Sebenarnya negara ini diatur oleh siapa sih ? MUI atau pemerintah dengan undang-undangnya ? Kemanakah UUD 45 yang menjadi dasar segala undang-undang ?

Bagi saya, MUI lebih baik memikirkan bagaimana agar tidak terjadi bentrokan antar agama di Ambon, atau di Poso atau antar FPI dan umat Islam lainnya.

Lebih baik MUI mengharamkan FPI daripada mengharamkan hal-hal yang tidak sepatutnya diharamkan, yang tidak ada hubungannya dengan kaidah agama. Atau mengharamkan orang yang menjelek-jelekkan agama lain atau mengharamkan orang yang mengaku-aku lebih hebat dari Nabi Muhammad SAW.

Bagi saya, di era dimana pendidikan tidak lagi dinikmati hanya segelintir orang, dimana orang semakin maju dalam berpikir, justru hubungan antar umat beragama mundur jauh ke belakang.

Ya mundur ke belakang, karena mendadak kemampuan berpikir mereka menjadi serupa anak SD, hanya mampu mencerna berdasarkan pengetahuan yang sempit; hanya memilih yang enaknya saja, bukan menentukan sesuatu berdasarkan pemahaman agama yang luas.
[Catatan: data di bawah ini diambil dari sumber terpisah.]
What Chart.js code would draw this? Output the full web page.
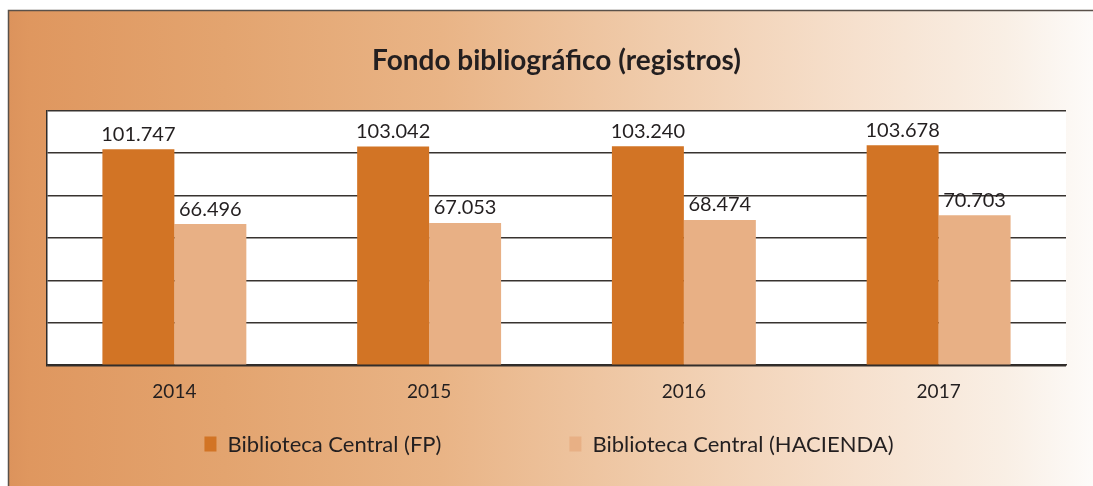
<!DOCTYPE html>
<html><head><meta charset="utf-8">
<script src="https://cdn.jsdelivr.net/npm/chart.js@4.4.0/dist/chart.umd.min.js"></script>
<style>html,body{margin:0;padding:0;background:#fff;overflow:hidden}canvas{display:block}</style>
</head><body>
<canvas id="c" width="1093" height="486"></canvas>
<script>
const years = ['2014', '2015', '2016', '2017'];
const fpValues = [101747, 103042, 103240, 103678];
const haciendaValues = [66496, 67053, 68474, 70703];
const seriesNames = ['Biblioteca Central (FP)', 'Biblioteca Central (HACIENDA)'];
const yMin = 0;
const yMax = 120000;
const yStep = 20000;
const titleText = 'Fondo bibliográfico (registros)';

const TEXT = '#231f20';
const FONT = 'Lato, "Open Sans", sans-serif';
const fmt = v => String(v).replace(/\B(?=(\d{3})+(?!\d))/g, '.');

const backgroundPlugin = {
  id: 'bg',
  beforeDraw(chart) {
    const {ctx, width, height, chartArea} = chart;
    ctx.save();
    ctx.fillStyle = '#ffffff';
    ctx.fillRect(0, 0, width, height);
    const g = ctx.createLinearGradient(8, 0, width, 0);
    g.addColorStop(0, '#dc935c');
    g.addColorStop(0.02, '#df975f');
    g.addColorStop(0.2, '#e3a46f');
    g.addColorStop(0.4, '#e9b486');
    g.addColorStop(0.6, '#f0ccac');
    g.addColorStop(0.78, '#f6e0cd');
    g.addColorStop(0.92, '#f9efe5');
    g.addColorStop(1, '#fdfbf9');
    ctx.fillStyle = g;
    ctx.fillRect(8, 10, width - 8, height - 10);
    ctx.strokeStyle = '#5a514a';
    ctx.lineWidth = 1.5;
    ctx.beginPath();
    ctx.moveTo(8.5, height);
    ctx.lineTo(8.5, 10.5);
    ctx.lineTo(width, 10.5);
    ctx.stroke();
    ctx.fillStyle = '#ffffff';
    ctx.fillRect(chartArea.left, chartArea.top, chartArea.right - chartArea.left, chartArea.bottom - chartArea.top);
    ctx.restore();
  }
};

const valueLabelPlugin = {
  id: 'valueLabels',
  afterDatasetsDraw(chart) {
    const {ctx} = chart;
    ctx.save();
    ctx.fillStyle = TEXT;
    ctx.font = '20px ' + FONT;
    ctx.textAlign = 'center';
    ctx.textBaseline = 'bottom';
    chart.data.datasets.forEach((ds, di) => {
      const meta = chart.getDatasetMeta(di);
      meta.data.forEach((bar, i) => {
        ctx.fillText(fmt(ds.data[i]), bar.x, bar.y - 5);
      });
    });
    ctx.restore();
  }
};

const customLegendPlugin = {
  id: 'customLegend',
  afterDraw(chart) {
    const {ctx} = chart;
    ctx.save();
    ctx.font = '22px ' + FONT;
    ctx.textBaseline = 'middle';
    ctx.textAlign = 'left';
    const boxW = 12, boxH = 15, gapText = 11, gapItems = 128;
    const items = chart.data.datasets.map(ds => ({
      text: ds.label, color: ds.backgroundColor,
      w: boxW + gapText + ctx.measureText(ds.label).width
    }));
    const total = items.reduce((s, it) => s + it.w, 0) + gapItems * (items.length - 1);
    let x = 549 - total / 2;
    const cy = 444;
    items.forEach(it => {
      ctx.fillStyle = it.color;
      ctx.fillRect(x, cy - boxH / 2, boxW, boxH);
      ctx.fillStyle = TEXT;
      ctx.fillText(it.text, x + boxW + gapText, cy + 1);
      x += it.w + gapItems;
    });
    ctx.restore();
  }
};

new Chart(document.getElementById('c'), {
  type: 'bar',
  data: {
    labels: years,
    datasets: [
      {label: seriesNames[0], data: fpValues, backgroundColor: '#d27425', borderWidth: 0},
      {label: seriesNames[1], data: haciendaValues, backgroundColor: '#e8b085', borderWidth: 0}
    ]
  },
  options: {
    responsive: false,
    animation: false,
    devicePixelRatio: 1,
    categoryPercentage: 0.565,
    barPercentage: 1.0,
    layout: {padding: {left: 47, right: 27, top: 0, bottom: 68}},
    plugins: {
      legend: {display: false},
      tooltip: {enabled: false},
      title: {
        display: true,
        text: titleText,
        color: TEXT,
        font: {family: FONT, size: 28, weight: 'bold'},
        padding: {top: 44, bottom: 33}
      }
    },
    scales: {
      x: {
        grid: {display: false, drawTicks: false},
        border: {display: true, color: '#2f2b28', width: 1.5},
        ticks: {color: TEXT, font: {family: FONT, size: 19}, padding: 15}
      },
      y: {
        min: yMin,
        max: yMax,
        ticks: {display: false, stepSize: yStep},
        grid: {color: '#38332f', lineWidth: 1.4, drawTicks: false},
        border: {display: true, color: '#2f2b28', width: 1.5}
      }
    }
  },
  plugins: [backgroundPlugin, valueLabelPlugin, customLegendPlugin]
});
</script>
</body></html>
Jadi ingat pepatah seperti kerbau dicucuk hidungnya, nah .. seperti itulah para peserta sidang MUI, memutuskan mengharamkan sesuatu berdasarkan si gembala kerbau, tidak peduli kalau si gembala kerbau pun memiliki agenda tersendiri, contohnya ya itu tadi, mendadak HARAM ada tingkatannya, mendadak ada HARAM baru yang jaman dahulu kala tidak pernah terdengara, seperti HARAMNYA KUIS BERHADIAH, HARAMNYA MEROKOK, HARAMNYA GOLPUT.